PBA President Stops Criminal at His House
This article is from the archive of The New York Sun before the launch of its new website in 2022. The Sun has neither altered nor updated such articles but will seek to correct any errors, mis-categorizations or other problems introduced during transfer.

A career criminal knocked on the wrong door in Queens yesterday, police and union officials said.
At about 9:30 a.m. Anthony Genovese, 40, knocked on the door of the president of the Patrolmen’s Benevolent Association, Patrick Lynch, in the Bayside section of Queens. He told Mr. Lynch’s wife that “he had dropped his keys in the sewer, his wife was pregnant, and he needed $5 for his landlord.” She immediately called her husband, telling him about the “suspicious man.”
When Mr. Lynch returned, he stopped the man and a woman he was with, Laurie Kernahan, 37, as they tried to leave in a car. Officers who responded to a radio call from Mr. Lynch discovered that the two were riding in a stolen vehicle.

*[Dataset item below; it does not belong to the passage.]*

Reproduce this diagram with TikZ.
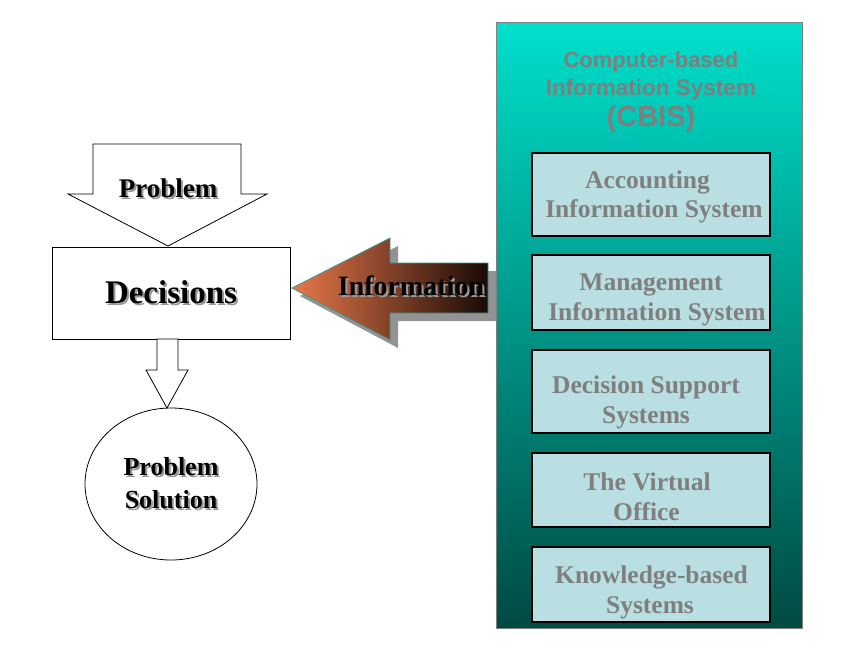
\documentclass[tikz,border=0pt]{standalone}
\usepackage{fontspec}
\setmainfont{Liberation Serif}
\setsansfont{Liberation Sans}
\usetikzlibrary{shapes.geometric}
\definecolor{panelTop}{HTML}{00E0CC}
\definecolor{panelBot}{HTML}{004A42}
\definecolor{boxFill}{HTML}{B9DFE2}
\definecolor{txtGray}{HTML}{7F7F7F}
\definecolor{arrOrange}{HTML}{E8784A}
\definecolor{arrDark}{HTML}{1A0A05}
\definecolor{arrEdge}{HTML}{3A9A90}
\tikzset{
  blockarrow/.style={draw=black, line width=0.8pt, fill=white, line join=miter},
  sysbox/.style={draw=black, line width=1.3pt, fill=boxFill, inner sep=0pt},
  systext/.style={text=txtGray, font=\bfseries\fontsize{25.5}{30}\selectfont, anchor=base, inner sep=0pt},
  titletext/.style={text=txtGray, anchor=base, inner sep=0pt}
}
\newcommand{\shtext}[1]{\leavevmode\rlap{\hspace{2pt}\raisebox{-2pt}{\textcolor{black!40}{#1}}}#1}
\begin{document}
\begin{tikzpicture}[x=1pt,y=-1pt]
\useasboundingbox (0,0) rectangle (862,651);
% right panel
\shade[top color=panelTop, bottom color=panelBot] (496,22) rectangle (802,628);
\draw[gray, line width=0.8pt] (496,22) rectangle (802,628);
\node[titletext, font=\sffamily\bfseries\fontsize{22}{25}\selectfont] (title1) at (651,67) {Computer-based};
\node[titletext, font=\sffamily\bfseries\fontsize{22.5}{25}\selectfont] (title2) at (651,95) {Information System};
\node[titletext, font=\sffamily\bfseries\fontsize{29}{30}\selectfont] (cbis) at (651,126) {(CBIS)};
% system boxes
\draw[sysbox] (532,153) rectangle (770,236);
\draw[sysbox] (532,255) rectangle (770,330);
\draw[sysbox] (532,350) rectangle (770,433);
\draw[sysbox] (532,453) rectangle (770,527);
\draw[sysbox] (532,547) rectangle (770,622);
\node[systext] (acc1) at (647.5,188) {Accounting};
\node[systext] (acc2) at (654,217) {Information System};
\node[systext] (mis1) at (651,290) {Management};
\node[systext] (mis2) at (657,320) {Information System};
\node[systext] (dss1) at (646,393) {Decision Support};
\node[systext] (dss2) at (646,423) {Systems};
\node[systext] (vo1) at (647,490) {The Virtual};
\node[systext] (vo2) at (646.5,520) {Office};
\node[systext] (kbs1) at (651.5,583) {Knowledge-based};
\node[systext] (kbs2) at (650,613) {Systems};
% information arrow: shadow
\fill[gray!85] (300,296) -- (398,246) -- (398,271) -- (496,271) -- (496,321) -- (398,321) -- (398,348) -- cycle;
\shade[left color=arrOrange, right color=arrDark, draw=arrEdge, line width=0.8pt]
  (292,288) -- (390,238) -- (390,263) -- (488,263) -- (488,313) -- (390,313) -- (390,340) -- cycle;
\node[font=\bfseries\fontsize{28}{30}\selectfont, inner sep=0pt] (info) at (411,287) {\shtext{Information}};
% problem arrow
\draw[blockarrow] (93,144) -- (241,144) -- (241,194) -- (267,194) -- (168,246) -- (68,194) -- (93,194) -- cycle;
\node[font=\bfseries\fontsize{27}{30}\selectfont, inner sep=0pt] (prob) at (168,189) {\shtext{Problem}};
% decisions box
\node[draw=black, line width=0.8pt, fill=white, minimum width=238pt, minimum height=92pt, inner sep=0pt,
  font=\bfseries\fontsize{33}{36}\selectfont] (dec) at (171,293) {\shtext{Decisions}};
% down arrow
\draw[blockarrow] (157,339) -- (178,339) -- (178,370) -- (188,370) -- (167,408) -- (146,370) -- (157,370) -- cycle;
% solution circle
\node[draw=black, line width=0.8pt, ellipse, minimum width=172pt, minimum height=152pt, inner sep=0pt] (sol) at (171,484) {};
\node[font=\bfseries\fontsize{26}{33}\selectfont, align=center, inner sep=0pt] (soltext) at (sol.center) {\shtext{Problem}\\\shtext{Solution}};
\end{tikzpicture}
\end{document}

Genovese, who has 21 prior convictions — including 11 felonies — and Ms. Kernahan were charged with grand larceny of an automobile, criminal possession of stolen property, possession of burglar’s tools, and trespassing. Genovese was also charged with operating a vehicle without a license. Police are also investigating whether the two were involved with a pattern of burglaries in the area.